Leaving out all pictures, copy exactly the lines from the one containing "Give me the Plotly source for this chart." down to the one containing "1.84, 2.21, 2.4]", both of them included.
─── Records for processing ───
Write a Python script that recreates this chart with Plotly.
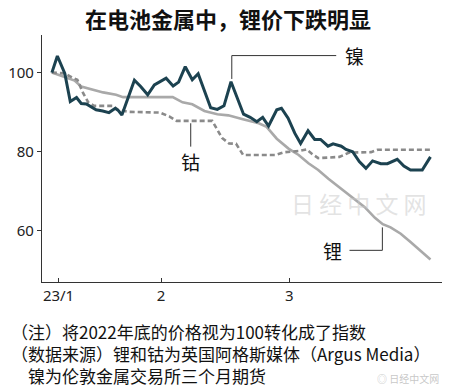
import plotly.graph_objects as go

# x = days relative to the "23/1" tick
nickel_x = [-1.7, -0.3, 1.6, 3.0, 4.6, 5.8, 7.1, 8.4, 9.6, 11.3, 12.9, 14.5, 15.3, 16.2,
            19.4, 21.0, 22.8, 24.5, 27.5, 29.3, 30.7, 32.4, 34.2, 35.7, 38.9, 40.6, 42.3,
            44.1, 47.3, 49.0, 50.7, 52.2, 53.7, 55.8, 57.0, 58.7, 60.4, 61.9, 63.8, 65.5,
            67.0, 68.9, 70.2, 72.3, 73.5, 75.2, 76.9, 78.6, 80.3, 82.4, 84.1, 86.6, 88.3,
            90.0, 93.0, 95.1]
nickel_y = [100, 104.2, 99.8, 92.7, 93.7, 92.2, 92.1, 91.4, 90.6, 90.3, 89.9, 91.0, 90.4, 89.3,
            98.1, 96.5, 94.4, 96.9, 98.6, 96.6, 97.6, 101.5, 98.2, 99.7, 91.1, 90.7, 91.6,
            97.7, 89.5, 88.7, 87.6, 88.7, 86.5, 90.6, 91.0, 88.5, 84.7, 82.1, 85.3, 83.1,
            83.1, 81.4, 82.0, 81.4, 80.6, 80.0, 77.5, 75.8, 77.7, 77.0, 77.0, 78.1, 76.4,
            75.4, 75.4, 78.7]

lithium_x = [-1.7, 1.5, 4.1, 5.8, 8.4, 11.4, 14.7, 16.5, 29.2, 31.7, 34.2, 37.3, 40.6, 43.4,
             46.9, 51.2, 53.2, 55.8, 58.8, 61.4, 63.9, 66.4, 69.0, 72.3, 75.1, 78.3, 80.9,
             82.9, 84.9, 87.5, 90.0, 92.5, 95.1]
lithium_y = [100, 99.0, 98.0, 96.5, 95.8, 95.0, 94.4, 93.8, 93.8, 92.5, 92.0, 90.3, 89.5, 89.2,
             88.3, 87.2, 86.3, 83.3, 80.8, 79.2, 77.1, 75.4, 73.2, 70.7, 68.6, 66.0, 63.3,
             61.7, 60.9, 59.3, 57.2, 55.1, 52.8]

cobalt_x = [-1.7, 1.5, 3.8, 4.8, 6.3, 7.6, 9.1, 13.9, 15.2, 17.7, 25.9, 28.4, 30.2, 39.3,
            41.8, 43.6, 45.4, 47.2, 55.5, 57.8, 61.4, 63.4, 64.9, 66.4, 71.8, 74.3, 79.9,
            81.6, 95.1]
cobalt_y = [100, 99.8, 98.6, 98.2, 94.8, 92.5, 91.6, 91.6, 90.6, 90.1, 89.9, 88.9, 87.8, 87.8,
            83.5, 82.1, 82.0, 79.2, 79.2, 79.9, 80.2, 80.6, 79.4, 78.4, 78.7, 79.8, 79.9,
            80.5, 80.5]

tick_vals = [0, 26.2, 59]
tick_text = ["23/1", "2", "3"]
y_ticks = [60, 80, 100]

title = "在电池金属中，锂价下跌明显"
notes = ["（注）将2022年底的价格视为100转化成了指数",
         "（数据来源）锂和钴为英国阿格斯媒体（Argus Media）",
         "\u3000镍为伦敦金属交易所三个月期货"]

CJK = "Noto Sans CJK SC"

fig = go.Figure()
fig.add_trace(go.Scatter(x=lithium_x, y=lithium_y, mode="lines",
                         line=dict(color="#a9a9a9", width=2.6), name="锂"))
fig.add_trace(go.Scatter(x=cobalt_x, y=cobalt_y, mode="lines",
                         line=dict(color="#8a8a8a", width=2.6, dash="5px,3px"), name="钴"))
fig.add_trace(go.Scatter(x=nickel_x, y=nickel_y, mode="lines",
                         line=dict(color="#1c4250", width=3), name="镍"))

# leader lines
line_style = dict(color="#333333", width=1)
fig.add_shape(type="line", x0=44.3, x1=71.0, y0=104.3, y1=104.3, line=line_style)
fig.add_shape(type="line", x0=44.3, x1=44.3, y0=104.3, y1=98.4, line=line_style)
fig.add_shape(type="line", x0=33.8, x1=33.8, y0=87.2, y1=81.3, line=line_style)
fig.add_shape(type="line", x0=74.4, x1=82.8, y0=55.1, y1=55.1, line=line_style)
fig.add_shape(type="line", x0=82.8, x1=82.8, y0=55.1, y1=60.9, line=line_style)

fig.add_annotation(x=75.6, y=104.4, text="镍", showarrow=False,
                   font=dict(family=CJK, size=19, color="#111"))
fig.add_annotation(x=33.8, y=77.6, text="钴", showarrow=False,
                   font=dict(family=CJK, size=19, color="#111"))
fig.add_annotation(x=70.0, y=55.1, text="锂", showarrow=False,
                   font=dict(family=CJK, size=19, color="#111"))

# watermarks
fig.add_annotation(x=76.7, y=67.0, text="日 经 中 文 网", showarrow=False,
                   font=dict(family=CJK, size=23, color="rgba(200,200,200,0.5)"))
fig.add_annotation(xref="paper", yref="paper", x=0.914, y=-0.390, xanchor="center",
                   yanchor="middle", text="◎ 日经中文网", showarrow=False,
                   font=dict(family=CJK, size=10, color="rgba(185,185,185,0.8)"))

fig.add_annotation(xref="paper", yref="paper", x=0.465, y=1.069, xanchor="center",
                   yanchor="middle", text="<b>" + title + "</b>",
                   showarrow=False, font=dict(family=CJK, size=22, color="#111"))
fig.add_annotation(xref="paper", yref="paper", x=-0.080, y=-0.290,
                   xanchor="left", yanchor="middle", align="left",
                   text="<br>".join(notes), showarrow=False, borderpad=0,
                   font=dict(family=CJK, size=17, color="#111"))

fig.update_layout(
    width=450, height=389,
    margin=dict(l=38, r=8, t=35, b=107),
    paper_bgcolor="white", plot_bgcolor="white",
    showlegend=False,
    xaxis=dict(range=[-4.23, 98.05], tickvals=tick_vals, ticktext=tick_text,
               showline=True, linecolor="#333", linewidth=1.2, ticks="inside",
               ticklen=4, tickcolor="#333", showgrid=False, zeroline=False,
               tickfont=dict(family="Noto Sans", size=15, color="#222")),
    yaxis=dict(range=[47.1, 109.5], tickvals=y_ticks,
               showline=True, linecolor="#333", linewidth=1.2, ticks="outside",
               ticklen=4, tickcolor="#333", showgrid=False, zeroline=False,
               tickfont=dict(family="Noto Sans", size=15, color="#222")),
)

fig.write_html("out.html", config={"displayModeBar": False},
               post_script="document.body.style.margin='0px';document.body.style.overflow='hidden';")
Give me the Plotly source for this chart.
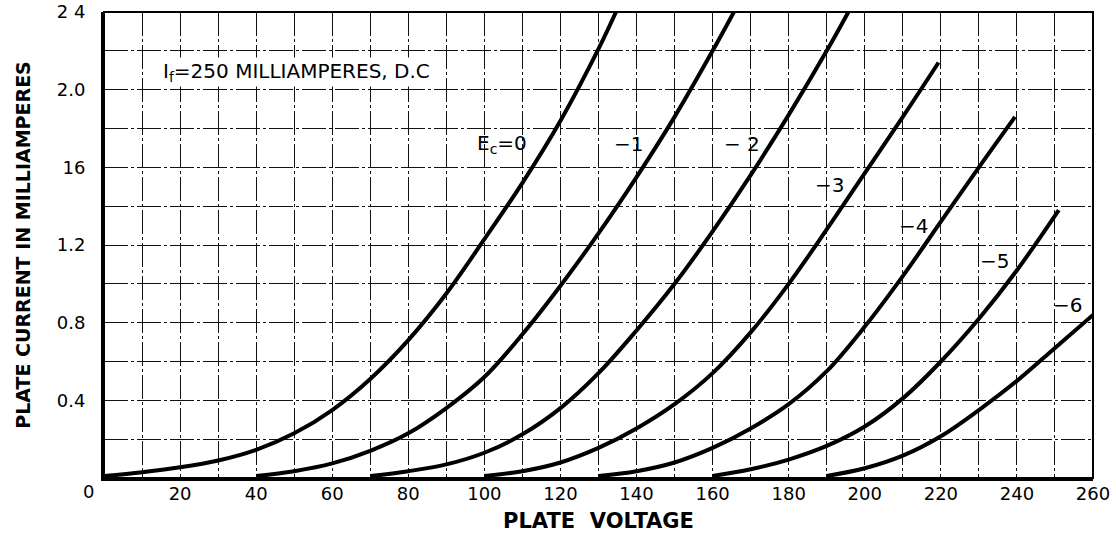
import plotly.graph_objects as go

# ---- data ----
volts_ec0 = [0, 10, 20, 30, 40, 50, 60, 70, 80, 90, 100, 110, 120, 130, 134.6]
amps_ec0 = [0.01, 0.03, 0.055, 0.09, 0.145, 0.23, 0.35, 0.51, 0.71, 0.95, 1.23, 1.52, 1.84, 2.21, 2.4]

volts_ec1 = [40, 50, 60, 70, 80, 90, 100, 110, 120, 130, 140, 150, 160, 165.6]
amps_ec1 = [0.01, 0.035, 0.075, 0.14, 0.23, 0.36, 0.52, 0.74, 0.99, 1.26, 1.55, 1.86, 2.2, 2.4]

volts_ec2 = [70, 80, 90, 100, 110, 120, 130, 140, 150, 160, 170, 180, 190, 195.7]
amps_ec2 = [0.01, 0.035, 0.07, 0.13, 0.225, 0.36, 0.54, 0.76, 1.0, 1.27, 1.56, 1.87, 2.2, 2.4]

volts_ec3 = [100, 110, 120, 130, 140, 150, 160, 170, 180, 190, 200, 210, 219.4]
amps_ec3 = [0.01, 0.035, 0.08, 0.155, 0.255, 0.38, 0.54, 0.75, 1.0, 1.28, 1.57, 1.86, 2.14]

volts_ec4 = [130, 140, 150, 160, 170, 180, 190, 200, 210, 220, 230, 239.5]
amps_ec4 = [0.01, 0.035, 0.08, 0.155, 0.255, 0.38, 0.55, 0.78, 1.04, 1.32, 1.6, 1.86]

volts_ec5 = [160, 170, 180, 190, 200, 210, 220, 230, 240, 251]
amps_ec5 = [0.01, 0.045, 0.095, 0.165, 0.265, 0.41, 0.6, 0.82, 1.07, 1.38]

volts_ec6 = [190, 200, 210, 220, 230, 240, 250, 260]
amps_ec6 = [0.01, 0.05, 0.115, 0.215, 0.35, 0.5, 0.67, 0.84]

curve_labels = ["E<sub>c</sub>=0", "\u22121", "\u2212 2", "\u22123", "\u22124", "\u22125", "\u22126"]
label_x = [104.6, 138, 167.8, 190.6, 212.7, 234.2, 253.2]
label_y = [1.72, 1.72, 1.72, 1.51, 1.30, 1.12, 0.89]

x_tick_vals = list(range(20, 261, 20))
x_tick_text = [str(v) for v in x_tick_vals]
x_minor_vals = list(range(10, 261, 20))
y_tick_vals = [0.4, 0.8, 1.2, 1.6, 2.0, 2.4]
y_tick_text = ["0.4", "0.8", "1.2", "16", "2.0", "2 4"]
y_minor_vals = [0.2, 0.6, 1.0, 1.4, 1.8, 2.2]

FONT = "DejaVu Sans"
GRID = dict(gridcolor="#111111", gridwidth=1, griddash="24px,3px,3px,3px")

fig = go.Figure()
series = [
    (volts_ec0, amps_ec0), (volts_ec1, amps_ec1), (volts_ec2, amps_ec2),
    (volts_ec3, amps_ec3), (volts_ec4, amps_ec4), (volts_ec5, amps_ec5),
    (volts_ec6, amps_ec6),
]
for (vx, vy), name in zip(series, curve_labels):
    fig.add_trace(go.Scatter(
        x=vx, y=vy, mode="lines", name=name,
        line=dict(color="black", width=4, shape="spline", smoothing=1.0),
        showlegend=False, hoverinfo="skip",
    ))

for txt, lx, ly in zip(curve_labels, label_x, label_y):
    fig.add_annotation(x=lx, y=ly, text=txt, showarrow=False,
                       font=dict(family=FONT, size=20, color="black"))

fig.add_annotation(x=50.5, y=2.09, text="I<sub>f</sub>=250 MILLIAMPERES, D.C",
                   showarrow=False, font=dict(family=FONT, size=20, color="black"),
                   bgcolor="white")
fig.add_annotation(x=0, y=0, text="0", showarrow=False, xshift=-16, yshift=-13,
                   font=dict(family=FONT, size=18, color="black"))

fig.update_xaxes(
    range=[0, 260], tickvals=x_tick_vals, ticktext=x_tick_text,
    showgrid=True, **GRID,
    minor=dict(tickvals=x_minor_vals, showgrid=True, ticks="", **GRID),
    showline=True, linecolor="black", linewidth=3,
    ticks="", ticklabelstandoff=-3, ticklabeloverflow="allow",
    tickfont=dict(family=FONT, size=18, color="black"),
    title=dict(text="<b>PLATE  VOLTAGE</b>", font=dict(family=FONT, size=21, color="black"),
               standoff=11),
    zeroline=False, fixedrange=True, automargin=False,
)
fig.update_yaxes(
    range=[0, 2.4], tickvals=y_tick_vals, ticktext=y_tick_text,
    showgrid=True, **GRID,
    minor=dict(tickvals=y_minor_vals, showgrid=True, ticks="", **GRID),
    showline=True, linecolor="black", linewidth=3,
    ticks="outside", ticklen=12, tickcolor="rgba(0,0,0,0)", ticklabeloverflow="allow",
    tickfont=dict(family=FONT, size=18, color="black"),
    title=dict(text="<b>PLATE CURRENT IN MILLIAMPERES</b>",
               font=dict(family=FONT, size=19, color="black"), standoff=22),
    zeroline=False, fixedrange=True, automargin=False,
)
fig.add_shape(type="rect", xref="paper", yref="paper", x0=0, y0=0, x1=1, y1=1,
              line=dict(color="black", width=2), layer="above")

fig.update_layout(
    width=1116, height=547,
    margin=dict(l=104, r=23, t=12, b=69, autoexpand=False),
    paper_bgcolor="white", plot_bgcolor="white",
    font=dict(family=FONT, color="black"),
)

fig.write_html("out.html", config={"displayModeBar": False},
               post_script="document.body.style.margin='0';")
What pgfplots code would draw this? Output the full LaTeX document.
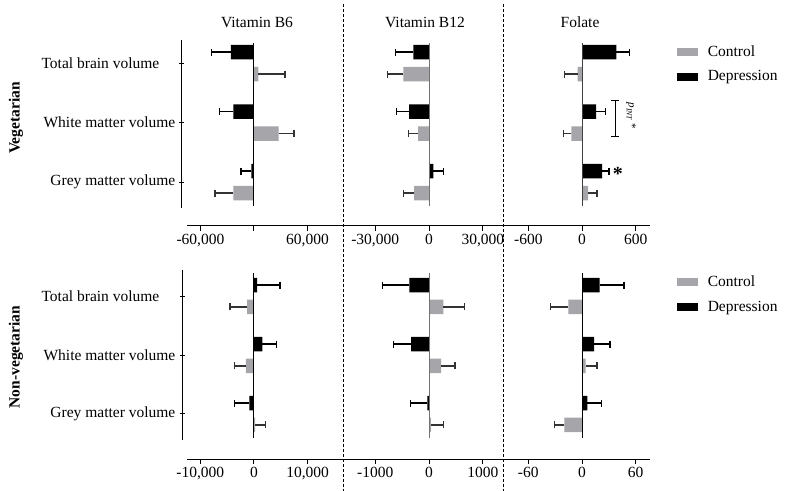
───
== Correct result ==
Give me the Plotly source for this chart.
import plotly.graph_objects as go

# ---- data ----
volts_ec0 = [0, 10, 20, 30, 40, 50, 60, 70, 80, 90, 100, 110, 120, 130, 134.6]
amps_ec0 = [0.01, 0.03, 0.055, 0.09, 0.145, 0.23, 0.35, 0.51, 0.71, 0.95, 1.23, 1.52, 1.84, 2.21, 2.4]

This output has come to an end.